## BEGIN ITEMS

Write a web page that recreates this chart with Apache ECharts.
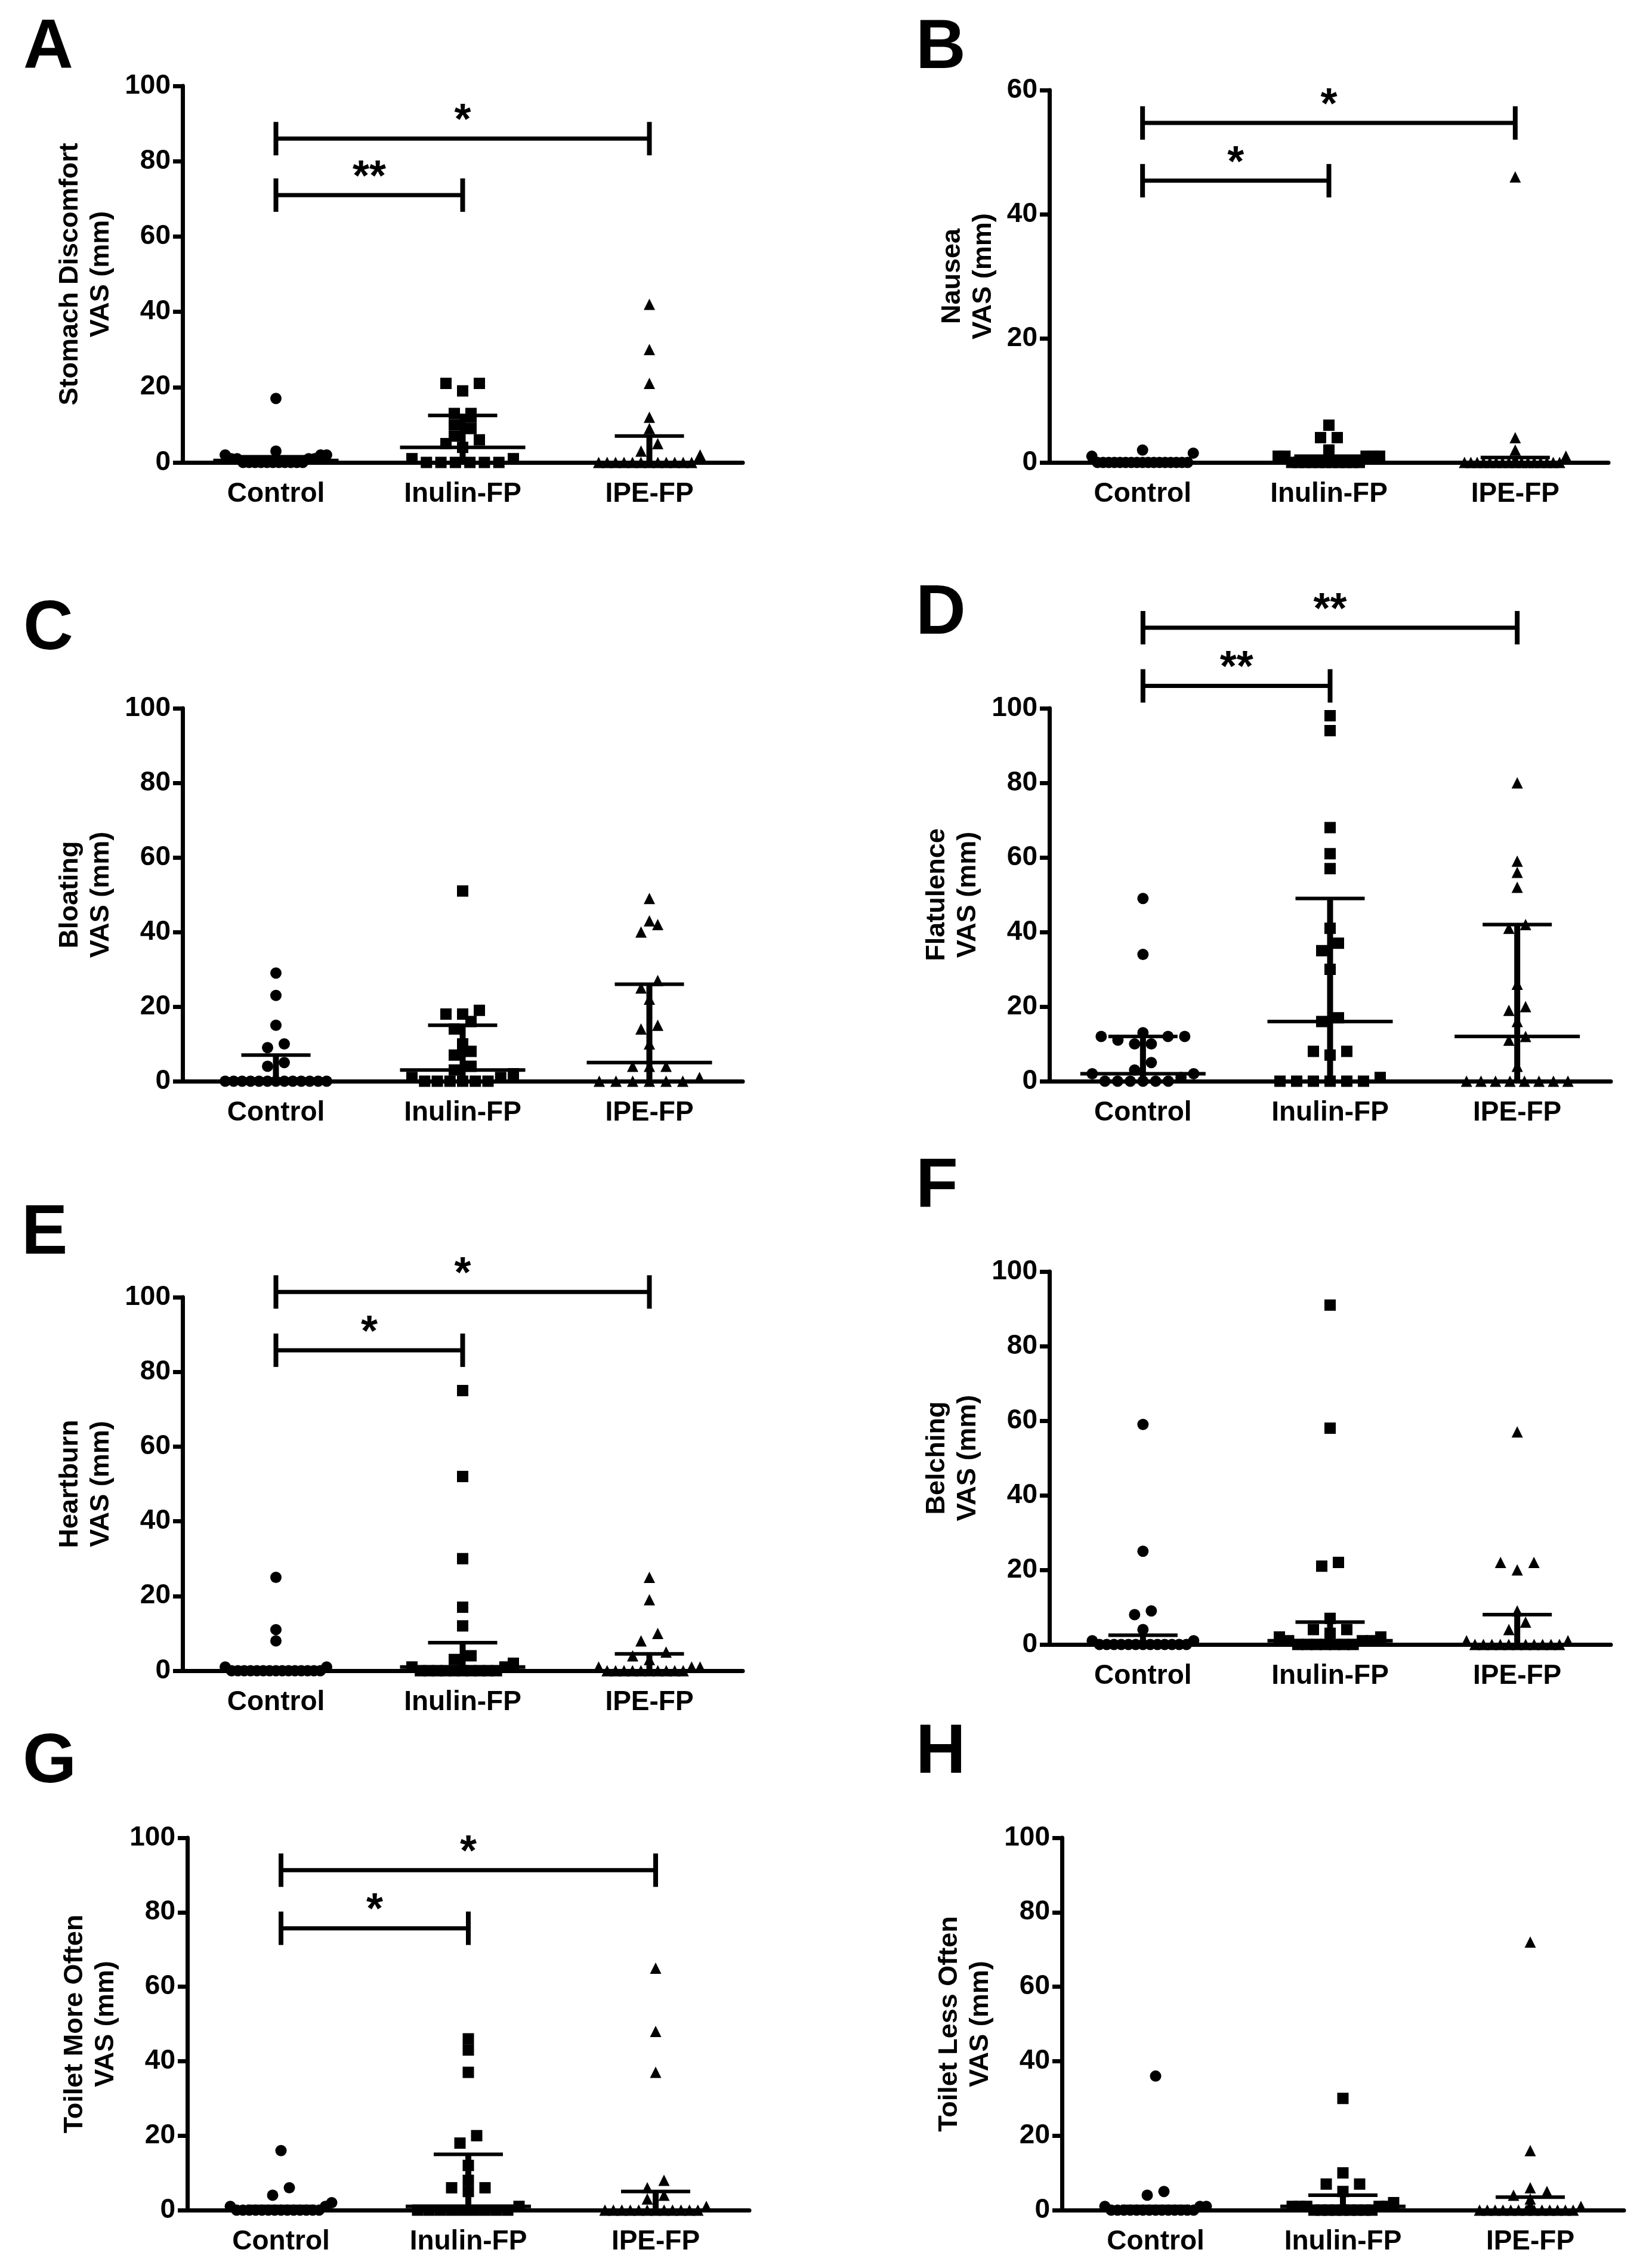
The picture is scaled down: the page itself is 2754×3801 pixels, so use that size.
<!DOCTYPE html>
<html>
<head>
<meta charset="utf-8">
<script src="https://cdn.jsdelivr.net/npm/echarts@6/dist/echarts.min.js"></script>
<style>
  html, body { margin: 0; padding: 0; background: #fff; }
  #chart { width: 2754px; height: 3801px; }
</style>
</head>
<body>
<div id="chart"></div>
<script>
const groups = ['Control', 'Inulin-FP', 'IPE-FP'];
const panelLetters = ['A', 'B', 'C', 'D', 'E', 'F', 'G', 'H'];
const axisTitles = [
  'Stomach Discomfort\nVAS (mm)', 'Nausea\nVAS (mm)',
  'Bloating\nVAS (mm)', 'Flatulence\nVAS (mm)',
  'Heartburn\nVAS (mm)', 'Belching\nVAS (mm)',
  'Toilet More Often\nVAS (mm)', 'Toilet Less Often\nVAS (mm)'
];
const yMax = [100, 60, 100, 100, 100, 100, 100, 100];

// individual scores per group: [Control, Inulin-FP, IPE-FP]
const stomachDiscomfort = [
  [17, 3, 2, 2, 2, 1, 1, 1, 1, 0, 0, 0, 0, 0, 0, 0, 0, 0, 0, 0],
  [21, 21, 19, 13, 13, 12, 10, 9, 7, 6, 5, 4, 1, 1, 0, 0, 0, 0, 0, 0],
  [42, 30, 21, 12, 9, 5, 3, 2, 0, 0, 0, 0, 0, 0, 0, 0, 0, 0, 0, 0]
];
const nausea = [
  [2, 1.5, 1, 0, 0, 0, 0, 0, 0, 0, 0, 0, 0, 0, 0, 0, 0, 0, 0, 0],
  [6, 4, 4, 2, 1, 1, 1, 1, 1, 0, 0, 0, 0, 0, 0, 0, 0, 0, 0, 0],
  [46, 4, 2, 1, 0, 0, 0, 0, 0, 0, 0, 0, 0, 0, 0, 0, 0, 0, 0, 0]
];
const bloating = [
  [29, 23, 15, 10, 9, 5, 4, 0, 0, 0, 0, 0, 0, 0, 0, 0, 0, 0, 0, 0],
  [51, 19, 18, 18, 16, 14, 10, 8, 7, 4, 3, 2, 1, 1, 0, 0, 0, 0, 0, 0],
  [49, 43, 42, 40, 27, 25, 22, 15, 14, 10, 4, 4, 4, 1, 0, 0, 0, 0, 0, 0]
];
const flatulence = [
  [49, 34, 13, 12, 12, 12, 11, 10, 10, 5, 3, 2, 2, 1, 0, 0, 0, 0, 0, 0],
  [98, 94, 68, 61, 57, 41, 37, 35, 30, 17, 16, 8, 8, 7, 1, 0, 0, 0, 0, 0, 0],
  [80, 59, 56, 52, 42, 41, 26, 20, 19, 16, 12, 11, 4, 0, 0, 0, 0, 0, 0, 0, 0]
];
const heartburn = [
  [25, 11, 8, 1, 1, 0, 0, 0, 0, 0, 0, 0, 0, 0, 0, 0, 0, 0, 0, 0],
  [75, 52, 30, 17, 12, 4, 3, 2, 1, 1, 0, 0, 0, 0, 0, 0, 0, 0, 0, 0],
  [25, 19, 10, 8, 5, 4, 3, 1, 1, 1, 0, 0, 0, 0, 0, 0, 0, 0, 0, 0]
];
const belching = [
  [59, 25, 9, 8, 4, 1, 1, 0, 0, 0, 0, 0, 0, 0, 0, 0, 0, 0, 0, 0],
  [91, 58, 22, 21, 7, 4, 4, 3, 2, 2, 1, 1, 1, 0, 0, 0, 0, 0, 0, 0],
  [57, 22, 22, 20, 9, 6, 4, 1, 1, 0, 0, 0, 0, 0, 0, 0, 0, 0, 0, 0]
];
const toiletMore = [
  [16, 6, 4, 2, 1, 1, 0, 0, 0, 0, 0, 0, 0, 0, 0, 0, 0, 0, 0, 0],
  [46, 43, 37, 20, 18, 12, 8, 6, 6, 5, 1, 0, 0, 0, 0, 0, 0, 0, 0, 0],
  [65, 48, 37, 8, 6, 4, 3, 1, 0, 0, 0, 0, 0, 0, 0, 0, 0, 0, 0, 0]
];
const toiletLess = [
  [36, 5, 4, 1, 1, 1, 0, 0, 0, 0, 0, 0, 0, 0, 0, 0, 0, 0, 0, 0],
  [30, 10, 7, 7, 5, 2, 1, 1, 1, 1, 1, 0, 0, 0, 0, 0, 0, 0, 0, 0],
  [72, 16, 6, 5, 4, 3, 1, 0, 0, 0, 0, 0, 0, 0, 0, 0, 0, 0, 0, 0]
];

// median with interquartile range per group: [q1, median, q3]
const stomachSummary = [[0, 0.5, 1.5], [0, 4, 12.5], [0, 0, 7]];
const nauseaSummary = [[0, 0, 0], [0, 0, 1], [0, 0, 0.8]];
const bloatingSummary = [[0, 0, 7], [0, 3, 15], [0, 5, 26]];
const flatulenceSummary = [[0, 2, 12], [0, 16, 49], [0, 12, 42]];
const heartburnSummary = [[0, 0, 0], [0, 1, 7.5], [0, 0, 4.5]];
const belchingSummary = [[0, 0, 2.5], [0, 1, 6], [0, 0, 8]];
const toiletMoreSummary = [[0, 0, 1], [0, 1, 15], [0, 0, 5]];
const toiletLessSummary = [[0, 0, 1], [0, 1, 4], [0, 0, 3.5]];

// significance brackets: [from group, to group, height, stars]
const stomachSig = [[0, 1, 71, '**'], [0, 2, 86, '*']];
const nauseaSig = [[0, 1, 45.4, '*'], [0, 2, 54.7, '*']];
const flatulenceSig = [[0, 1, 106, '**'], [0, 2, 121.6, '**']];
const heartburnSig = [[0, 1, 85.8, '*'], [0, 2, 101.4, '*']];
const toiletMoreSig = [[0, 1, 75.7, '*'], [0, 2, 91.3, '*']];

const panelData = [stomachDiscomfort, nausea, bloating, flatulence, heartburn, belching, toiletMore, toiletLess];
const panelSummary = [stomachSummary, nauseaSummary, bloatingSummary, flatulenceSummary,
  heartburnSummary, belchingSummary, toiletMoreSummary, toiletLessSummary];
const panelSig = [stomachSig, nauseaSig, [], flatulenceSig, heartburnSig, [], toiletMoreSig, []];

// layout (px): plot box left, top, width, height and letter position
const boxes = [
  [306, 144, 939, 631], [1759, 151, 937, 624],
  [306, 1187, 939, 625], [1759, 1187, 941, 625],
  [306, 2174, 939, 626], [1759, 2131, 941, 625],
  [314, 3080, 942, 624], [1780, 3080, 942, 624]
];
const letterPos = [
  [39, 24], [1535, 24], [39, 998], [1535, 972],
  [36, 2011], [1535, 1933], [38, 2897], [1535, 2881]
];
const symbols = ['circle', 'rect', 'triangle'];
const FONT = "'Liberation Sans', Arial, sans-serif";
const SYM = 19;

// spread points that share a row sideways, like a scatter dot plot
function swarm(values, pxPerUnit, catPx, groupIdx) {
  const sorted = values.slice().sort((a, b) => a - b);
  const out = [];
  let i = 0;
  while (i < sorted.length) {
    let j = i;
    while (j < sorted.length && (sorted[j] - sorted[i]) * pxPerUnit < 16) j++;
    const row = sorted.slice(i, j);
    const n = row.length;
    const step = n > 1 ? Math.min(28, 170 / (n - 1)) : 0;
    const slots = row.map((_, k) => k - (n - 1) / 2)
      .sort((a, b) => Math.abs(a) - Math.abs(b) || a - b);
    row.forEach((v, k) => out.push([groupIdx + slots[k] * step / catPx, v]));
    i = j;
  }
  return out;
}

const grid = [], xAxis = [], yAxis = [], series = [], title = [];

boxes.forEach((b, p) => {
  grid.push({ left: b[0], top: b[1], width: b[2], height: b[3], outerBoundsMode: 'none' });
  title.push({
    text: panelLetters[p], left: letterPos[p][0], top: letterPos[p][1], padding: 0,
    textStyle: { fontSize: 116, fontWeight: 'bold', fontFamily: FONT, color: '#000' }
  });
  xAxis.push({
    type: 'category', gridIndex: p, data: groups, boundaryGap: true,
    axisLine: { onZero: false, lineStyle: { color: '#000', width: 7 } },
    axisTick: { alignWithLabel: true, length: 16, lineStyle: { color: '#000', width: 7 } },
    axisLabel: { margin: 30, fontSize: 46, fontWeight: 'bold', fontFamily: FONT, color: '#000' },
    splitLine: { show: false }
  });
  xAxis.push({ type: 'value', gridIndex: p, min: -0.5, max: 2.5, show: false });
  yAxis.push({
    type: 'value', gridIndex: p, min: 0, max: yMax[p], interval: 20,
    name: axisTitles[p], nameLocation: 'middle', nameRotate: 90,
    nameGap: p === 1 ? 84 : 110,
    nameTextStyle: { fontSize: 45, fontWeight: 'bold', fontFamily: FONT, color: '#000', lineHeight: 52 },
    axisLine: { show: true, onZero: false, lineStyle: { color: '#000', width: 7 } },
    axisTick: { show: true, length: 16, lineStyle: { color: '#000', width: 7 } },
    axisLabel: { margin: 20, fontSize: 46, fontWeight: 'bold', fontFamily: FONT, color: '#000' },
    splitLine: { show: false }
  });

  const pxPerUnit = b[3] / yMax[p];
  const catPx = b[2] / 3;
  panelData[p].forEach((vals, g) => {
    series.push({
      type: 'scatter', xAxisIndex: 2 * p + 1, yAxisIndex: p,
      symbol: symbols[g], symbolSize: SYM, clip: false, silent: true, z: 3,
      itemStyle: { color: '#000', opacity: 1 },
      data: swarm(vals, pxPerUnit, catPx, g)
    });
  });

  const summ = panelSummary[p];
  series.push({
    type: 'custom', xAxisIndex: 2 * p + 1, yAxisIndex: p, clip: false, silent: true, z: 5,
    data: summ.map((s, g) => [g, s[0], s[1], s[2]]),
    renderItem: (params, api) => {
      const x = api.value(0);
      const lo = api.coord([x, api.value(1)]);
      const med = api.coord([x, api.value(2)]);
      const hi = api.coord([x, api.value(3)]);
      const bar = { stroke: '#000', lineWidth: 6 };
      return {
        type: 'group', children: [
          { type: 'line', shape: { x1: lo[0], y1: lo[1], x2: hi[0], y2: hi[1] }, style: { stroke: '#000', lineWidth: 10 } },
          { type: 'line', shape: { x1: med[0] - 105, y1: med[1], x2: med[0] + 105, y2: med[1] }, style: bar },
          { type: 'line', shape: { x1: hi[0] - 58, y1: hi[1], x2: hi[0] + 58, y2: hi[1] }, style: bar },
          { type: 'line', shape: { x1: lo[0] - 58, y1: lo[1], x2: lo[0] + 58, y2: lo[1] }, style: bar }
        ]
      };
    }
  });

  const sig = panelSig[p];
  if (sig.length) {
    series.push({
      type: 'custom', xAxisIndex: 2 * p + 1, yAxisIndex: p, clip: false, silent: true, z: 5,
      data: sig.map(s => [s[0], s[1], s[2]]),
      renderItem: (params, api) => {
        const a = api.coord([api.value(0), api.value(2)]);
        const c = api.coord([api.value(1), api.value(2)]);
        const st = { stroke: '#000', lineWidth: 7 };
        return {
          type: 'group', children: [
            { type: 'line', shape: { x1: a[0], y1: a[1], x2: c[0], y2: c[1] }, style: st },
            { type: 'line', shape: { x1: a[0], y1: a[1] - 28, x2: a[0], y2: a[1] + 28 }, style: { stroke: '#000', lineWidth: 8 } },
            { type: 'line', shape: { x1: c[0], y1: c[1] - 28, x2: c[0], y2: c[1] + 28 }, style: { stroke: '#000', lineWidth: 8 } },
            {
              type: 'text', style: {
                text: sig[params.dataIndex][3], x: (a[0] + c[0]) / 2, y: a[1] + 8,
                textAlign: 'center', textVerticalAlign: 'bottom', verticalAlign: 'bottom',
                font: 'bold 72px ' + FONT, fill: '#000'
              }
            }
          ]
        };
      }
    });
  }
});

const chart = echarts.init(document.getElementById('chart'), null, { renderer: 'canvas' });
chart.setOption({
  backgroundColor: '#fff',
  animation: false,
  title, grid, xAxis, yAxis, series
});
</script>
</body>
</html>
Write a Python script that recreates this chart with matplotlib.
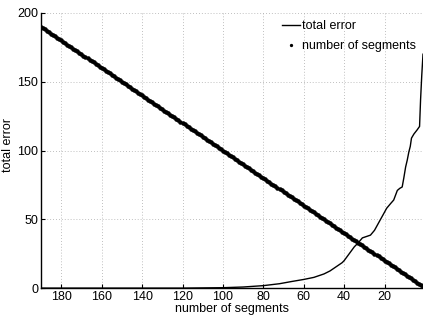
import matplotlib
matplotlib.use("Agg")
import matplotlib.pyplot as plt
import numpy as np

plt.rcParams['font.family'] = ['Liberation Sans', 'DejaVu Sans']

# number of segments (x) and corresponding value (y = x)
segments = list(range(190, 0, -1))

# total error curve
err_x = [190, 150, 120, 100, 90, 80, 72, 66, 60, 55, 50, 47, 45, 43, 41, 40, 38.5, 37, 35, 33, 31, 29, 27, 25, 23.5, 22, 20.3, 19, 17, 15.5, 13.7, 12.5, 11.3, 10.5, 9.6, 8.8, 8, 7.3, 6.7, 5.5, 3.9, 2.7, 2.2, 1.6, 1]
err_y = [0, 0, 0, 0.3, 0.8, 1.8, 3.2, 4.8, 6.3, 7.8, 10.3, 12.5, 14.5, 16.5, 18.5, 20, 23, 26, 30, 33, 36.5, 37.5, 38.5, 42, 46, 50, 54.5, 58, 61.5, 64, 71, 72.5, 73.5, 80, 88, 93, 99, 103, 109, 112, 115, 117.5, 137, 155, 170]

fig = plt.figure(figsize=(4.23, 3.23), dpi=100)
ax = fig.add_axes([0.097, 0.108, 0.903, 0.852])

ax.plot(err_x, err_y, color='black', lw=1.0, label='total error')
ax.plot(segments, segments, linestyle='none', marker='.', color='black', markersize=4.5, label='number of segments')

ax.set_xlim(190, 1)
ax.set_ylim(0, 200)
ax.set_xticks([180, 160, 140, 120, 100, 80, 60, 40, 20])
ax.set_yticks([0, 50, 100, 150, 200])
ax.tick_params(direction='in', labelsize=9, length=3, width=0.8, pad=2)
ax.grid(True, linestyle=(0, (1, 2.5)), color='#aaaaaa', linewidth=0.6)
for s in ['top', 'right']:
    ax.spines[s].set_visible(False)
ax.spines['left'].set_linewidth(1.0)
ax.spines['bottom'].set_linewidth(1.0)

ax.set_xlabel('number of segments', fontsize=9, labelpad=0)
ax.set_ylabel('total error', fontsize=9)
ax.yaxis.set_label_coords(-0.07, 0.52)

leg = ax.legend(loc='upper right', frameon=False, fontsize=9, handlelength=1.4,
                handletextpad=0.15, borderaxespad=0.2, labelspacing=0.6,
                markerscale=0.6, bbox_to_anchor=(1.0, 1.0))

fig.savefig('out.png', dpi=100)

## END ITEMS

— STATED TASK —
Go through the material and copy out every line with "matplotlib" in it.

— THE ANSWER —
Write a Python script that recreates this chart with matplotlib.
import matplotlib
matplotlib.use("Agg")
import matplotlib.pyplot as plt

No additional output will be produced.